My vocation (to use the poet's term) is the spiritual life, the quest for God, which relies on the eye of the heart. My avocation is education, the quest for knowledge, which relies on the eye of the mind. I have seen life through both these eyes as long as I can remember - but the two images have not always coincided... I have been forced to find ways for my eyes to work together, to find a common focus for my spirit-seeking heart and my knowledge-seeking mind that embraces reality in all its amazing dimensions. (Parker Palmer)


When you think of a "spiritual life," what do you imagine? Perhaps you envision a guru perched on a mountain. Maybe you have thoughts of monastics or clergy. I suspect that for many of us, the idea of a call to the spiritual life puts us in mind of all sorts of other people, just not ourselves.


As a church community, we Episcopalians have a hard time grasping that all of us have a spiritual calling. Perhaps it is because of our polity: we simply assume that clergy are the ones who are "called." Perhaps we haven't fully grasped what is means to be the Body of Christ. Yet as disciples of Jesus, we were all given a vocation -- a calling. Each of us is called, according to our gifts, to pursue deeper relationship with God.


The quote above reminds me that every Christian's primary vocation is seeking and serving God. The spiritual life is about learning and re-learning how to see our lives through the lens of faith. It involves continually mining the resources that help us open our hearts to the voice of the Spirit.

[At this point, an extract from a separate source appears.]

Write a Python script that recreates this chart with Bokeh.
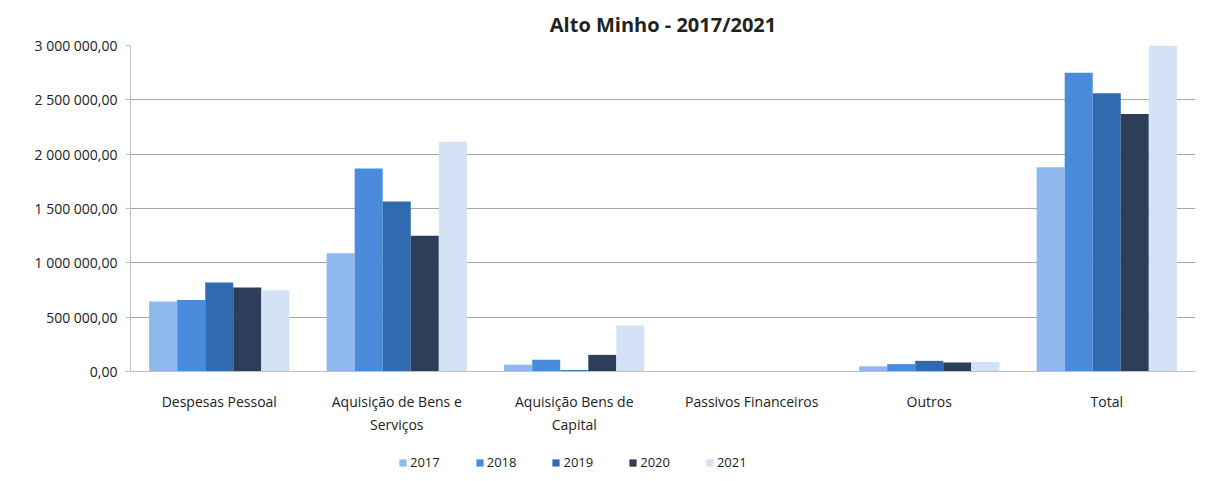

Our quest for God is not just what we do in worship on Sunday. Our Sunday time is simply food for the journey. And the longer you're on the journey, the more sustenance you need. One of the jobs of church is figuring out how we nurture and sustain one another so that we are all empowered to live out our vocations in all aspects of our lives. Few of us will find ourselves called to shave our heads and retreat to a mountain, but it doesn't make us any less called to pray, to love, to study or to serve in Christ's name -- that is, called to a "spiritual life."